Symbolic Regression is a technique that discovers explicit mathematical formulas that connect variables on a dataset. This allows machine-learning problems to be solved in a very elegant and robust way. Here we will talk about this method and its advantages.

Introduction

Symbolic Regression is a numerical technique that combines machine learning and statistics. It tries to combine simple base functions like sin(x), exp(x), addition, multiplication, etc into formulas that predict a variable as a function of other variables.

So why is this interesting? Well, we can apply this to real-world problems like the classification of stock price changes, calculating losses for insurance claims, or calculating house prices as a function of their characteristics.

The set of mathematical formulas to choose from is larger than you might imagine, but this is where a good symbolic regression algorithm will help. By cleverly navigating this space, meaningful formulas can be obtained in a reasonable amount of time.

Symbolic Regression Machine Learning

Symbolic regression is typically used for tasks that have a set of observed variables and a prediction that should be made. For example, a large set of income data for individuals and an optimal mortgage loan prediction.

When the dataset is large, traditional machine learning methods can overfit and end up being inaccurate. Since symbolic regression models are simple and use the least possible amount of variables, they are typically more robust and may have lower chances of overfitting the data.

In a way, Symbolic Regression is a machine learning technique that “looks under the hood” to determine the variables that matter for predicting the target variable.

Symbolic Regression Example

Say we have a dataset with variables x1, x2, …, xn, and a target feature y.
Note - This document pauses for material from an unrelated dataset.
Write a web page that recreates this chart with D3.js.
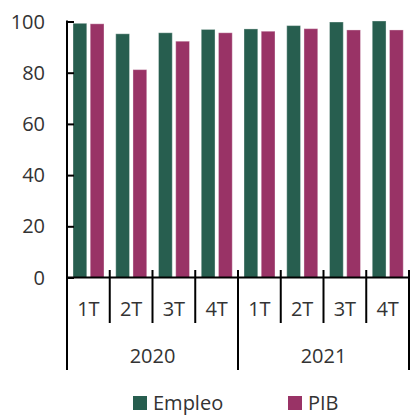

By providing a table of this data to a symbolic regression engine, it will start randomly trying different combinations of the input features and the base functions to try to predict the target variable while keeping track of the best formulas found so far.

You can see an example of this process in the figure below, where the target and input variables can be seen on the upper left of the interface:

Conclusion

Machine learning is one of the most exciting fields in the world. It is about optimizing models that are capable of learning from huge amounts of data. Examples are computer vision algorithms for image recognition and general-purpose models like support vector machines and neural networks. Symbolic regression is an alternative to these methods that works by finding explicit formulas that connect the variables, allowing hidden nonlinear patterns to be uncovered.